▸ Stored rows
---
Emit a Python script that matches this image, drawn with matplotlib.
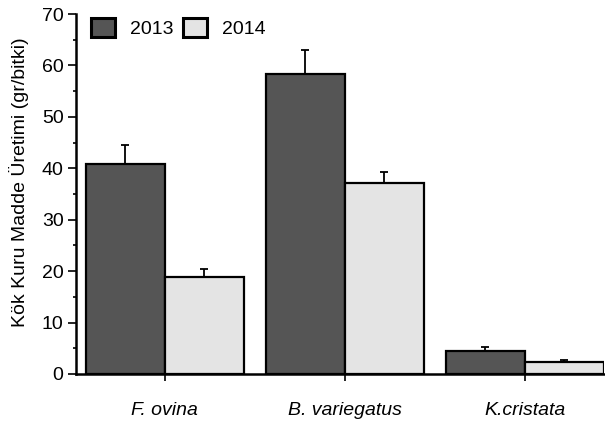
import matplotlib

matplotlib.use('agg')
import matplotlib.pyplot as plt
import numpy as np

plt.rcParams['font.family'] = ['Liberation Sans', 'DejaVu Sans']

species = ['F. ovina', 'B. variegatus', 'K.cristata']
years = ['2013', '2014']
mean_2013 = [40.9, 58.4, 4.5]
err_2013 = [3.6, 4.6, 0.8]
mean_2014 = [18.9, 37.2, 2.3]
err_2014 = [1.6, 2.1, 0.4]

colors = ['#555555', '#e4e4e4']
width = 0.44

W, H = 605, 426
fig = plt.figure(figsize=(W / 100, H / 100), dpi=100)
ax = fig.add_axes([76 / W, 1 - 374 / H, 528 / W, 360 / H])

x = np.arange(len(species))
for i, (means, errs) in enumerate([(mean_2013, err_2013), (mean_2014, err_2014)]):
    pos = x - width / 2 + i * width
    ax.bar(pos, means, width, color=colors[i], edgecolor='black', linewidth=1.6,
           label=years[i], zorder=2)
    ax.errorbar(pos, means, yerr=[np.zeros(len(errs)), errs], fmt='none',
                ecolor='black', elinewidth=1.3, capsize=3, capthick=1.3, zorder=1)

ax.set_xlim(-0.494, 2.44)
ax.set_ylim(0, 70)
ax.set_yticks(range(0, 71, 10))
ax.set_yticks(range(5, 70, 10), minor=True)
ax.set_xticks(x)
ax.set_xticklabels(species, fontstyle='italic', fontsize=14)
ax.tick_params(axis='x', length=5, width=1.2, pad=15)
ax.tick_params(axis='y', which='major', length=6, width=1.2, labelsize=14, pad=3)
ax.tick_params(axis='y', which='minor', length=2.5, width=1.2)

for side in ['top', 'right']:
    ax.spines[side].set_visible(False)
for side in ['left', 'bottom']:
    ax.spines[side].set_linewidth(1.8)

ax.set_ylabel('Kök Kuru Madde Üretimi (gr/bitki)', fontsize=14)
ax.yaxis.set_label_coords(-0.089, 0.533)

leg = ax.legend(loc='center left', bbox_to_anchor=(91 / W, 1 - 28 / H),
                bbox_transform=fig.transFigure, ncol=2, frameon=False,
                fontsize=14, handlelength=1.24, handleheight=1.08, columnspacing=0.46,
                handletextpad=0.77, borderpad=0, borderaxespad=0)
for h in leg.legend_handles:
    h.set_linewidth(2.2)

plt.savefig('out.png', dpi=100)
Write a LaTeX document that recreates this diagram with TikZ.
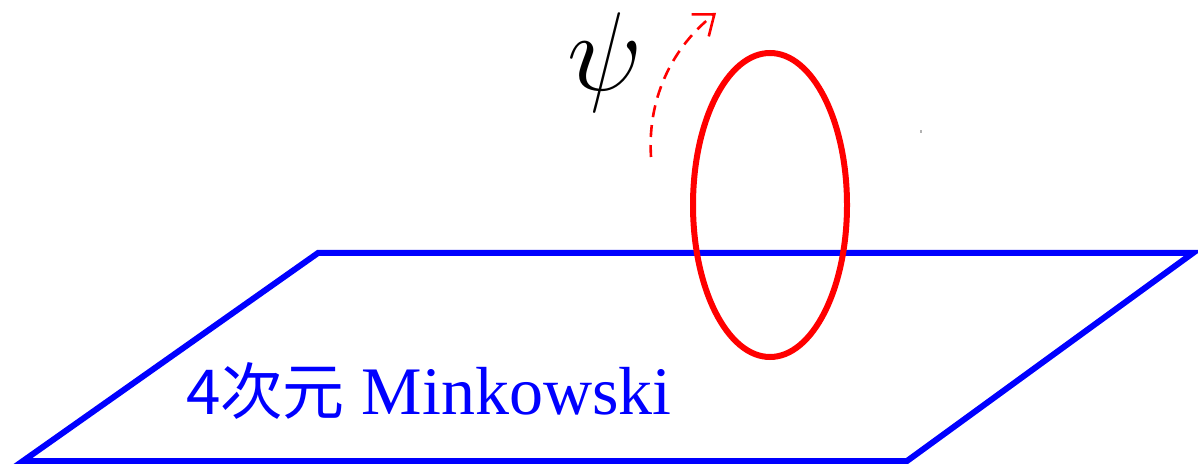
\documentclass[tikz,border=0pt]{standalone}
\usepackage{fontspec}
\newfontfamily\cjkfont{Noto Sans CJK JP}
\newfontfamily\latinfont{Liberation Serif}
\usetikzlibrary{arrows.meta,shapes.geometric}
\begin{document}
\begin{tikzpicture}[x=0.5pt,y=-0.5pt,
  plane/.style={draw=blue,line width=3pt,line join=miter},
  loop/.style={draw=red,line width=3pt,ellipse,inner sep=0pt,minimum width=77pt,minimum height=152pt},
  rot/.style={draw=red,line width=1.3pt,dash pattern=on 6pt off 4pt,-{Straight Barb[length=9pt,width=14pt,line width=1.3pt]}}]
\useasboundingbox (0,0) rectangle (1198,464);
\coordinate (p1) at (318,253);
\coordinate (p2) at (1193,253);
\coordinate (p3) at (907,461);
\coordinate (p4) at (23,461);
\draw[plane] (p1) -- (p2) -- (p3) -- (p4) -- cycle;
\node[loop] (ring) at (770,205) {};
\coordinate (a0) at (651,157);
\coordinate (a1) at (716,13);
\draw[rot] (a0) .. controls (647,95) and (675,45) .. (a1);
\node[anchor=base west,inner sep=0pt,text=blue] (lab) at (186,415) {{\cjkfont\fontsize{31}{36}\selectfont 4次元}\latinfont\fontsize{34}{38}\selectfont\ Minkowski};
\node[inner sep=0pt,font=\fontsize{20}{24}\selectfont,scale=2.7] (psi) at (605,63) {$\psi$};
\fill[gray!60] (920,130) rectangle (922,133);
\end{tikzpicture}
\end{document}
---
In the data above, please extract the lines from the first one through the line with "ax = fig.add_axes([76", exactly, and keep pictures out.

Emit a Python script that matches this image, drawn with matplotlib.
import matplotlib

matplotlib.use('agg')
import matplotlib.pyplot as plt
import numpy as np

plt.rcParams['font.family'] = ['Liberation Sans', 'DejaVu Sans']

species = ['F. ovina', 'B. variegatus', 'K.cristata']
years = ['2013', '2014']
mean_2013 = [40.9, 58.4, 4.5]
err_2013 = [3.6, 4.6, 0.8]
mean_2014 = [18.9, 37.2, 2.3]
err_2014 = [1.6, 2.1, 0.4]

colors = ['#555555', '#e4e4e4']
width = 0.44

W, H = 605, 426
fig = plt.figure(figsize=(W / 100, H / 100), dpi=100)
ax = fig.add_axes([76 / W, 1 - 374 / H, 528 / W, 360 / H])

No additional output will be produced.